Okay. So somebody needs to take her Prozac. It's that dark time of year, when you know that winter is coming and the feet of snow and the frozen cars and the short daylight hours are just around the corner. It's easy for me to go into panic mode and think, "We'll all be all alone and isolated all winter long and it will be horrible!" As if we all live miles from each other in the middle of nowhere and had no outside contact at all. It's okay. I'll be fine once winter arrives and I realize that it's just a good excuse to be late, to sit around fires with your friends and plan cozy game nights and drink hot chocolate (or tea in my case...grrr). But for now I feel that foreboding fear that I always feel in late autumn...soon we'll all die.
But back to the eating to avoid my crap thing. I have eating issues. I actually think it's fairly normal. I often wonder how many young women my age have what would technically be considered an eating disorder. Or how many men do too, for that matter. The only thing that was outside the norm in my case was that I realized it was a huge problem for me a few years ago and I got help. Unfortunately, eating disorders never truly go away...they're always lurking in the background. Still, I'm in a much better place. My self-image has improved, I want to be healthy and fully experience the amazing mechanism that is my body. But sometimes those old habits get in the way. One of my favorite coping strategies is eating while simultaneously zoning out (via TV, a book, anything). The more stress, the worse it gets.
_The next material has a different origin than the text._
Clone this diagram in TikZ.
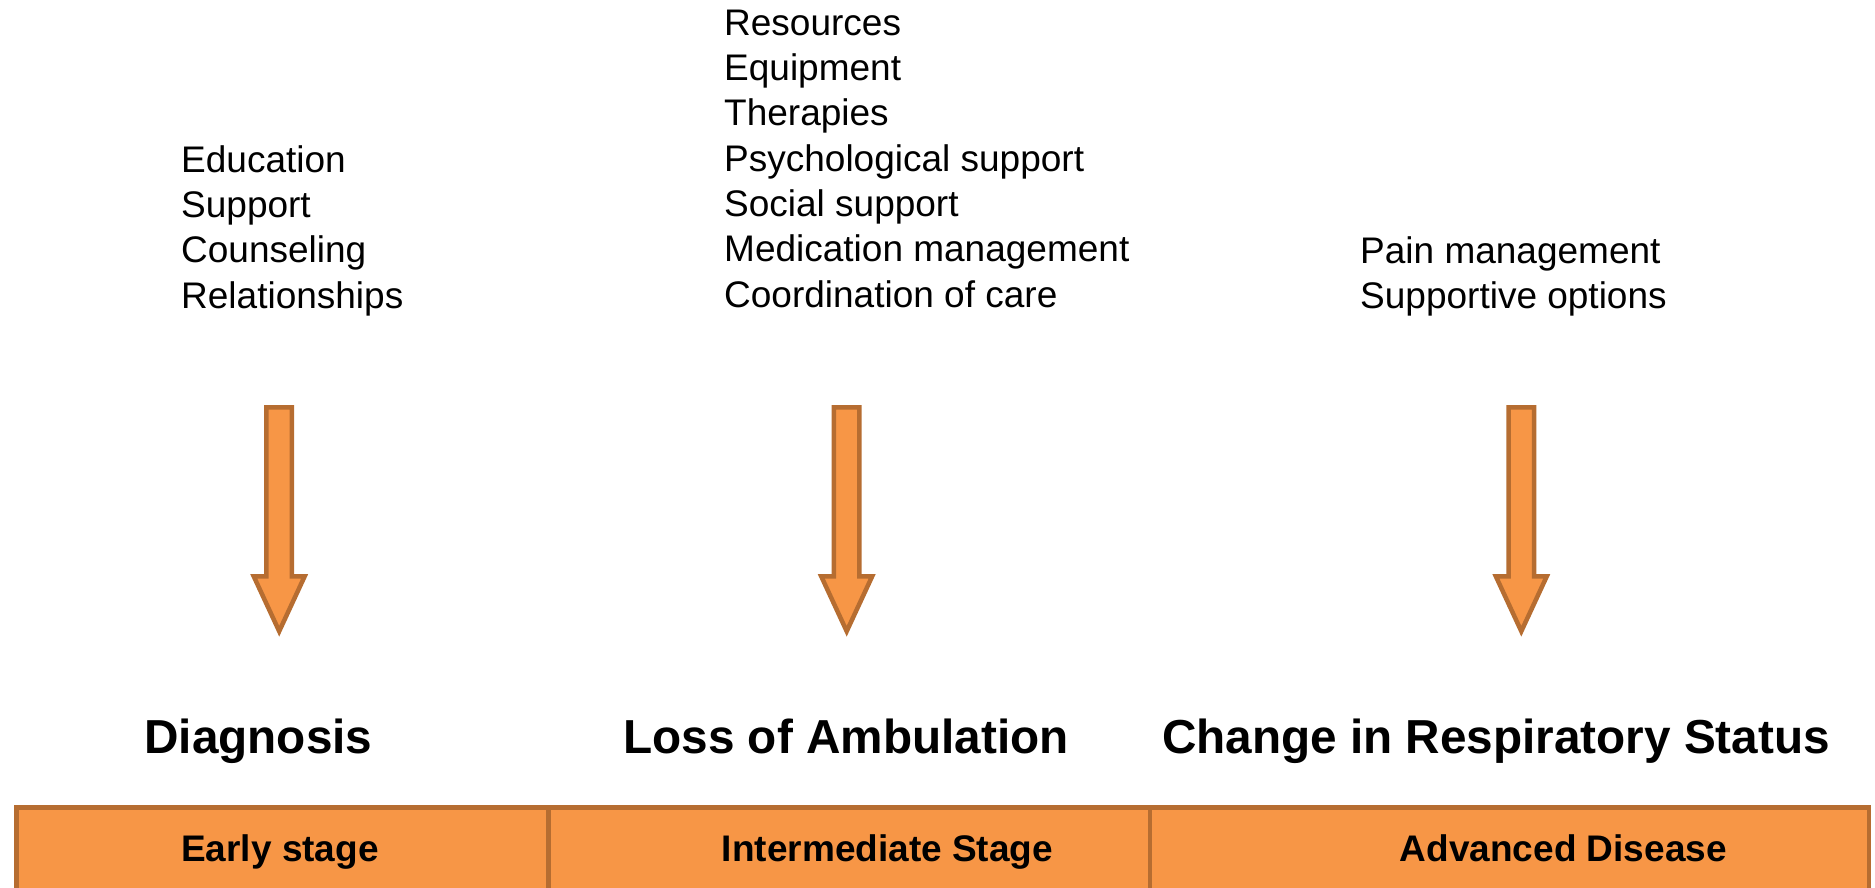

I've learned it's better to share the fears. To express them, to lay them out in front of you and then call on them by name. So on today's roll call:
Fear of sucking at teaching this week - am taking on more responsibility at student teaching. Every time this happens I freak out.
Fear of not being in control of things like housework, money, homework, and consequently getting farther and farther behind and never seeing the boyfriend and never having human contact with people I so dearly want to hang out with.
Fear of not being cool enough to be friends with certain people that I really admire and want to be friends with...which brings up sixth grade anxiety all over again. Is this what happens when I'm back in a public school setting? Scary.
I'm so frustrated because I wanted to use this blog to just express (if to no one else but myself) the raw awesomeness of life. And I'm not because I'm avoiding and hiding. So here it is, tonight, the raw, sad, pathetic, cowardly list of things I avoid, because thinking about them is too hard. Hmph. I don't feel magically better. Just more honest.
1 comment:
heyyy. nice post! love the honesty.
you know, i wasn't cool enough to be your friend, but we are friends anyway :)
do whatever you can to spend more time with people. it makes you happy and sets your head straight and then you have some perspective and then you do the best you can with your crap and move on. that's my current take on things anyway.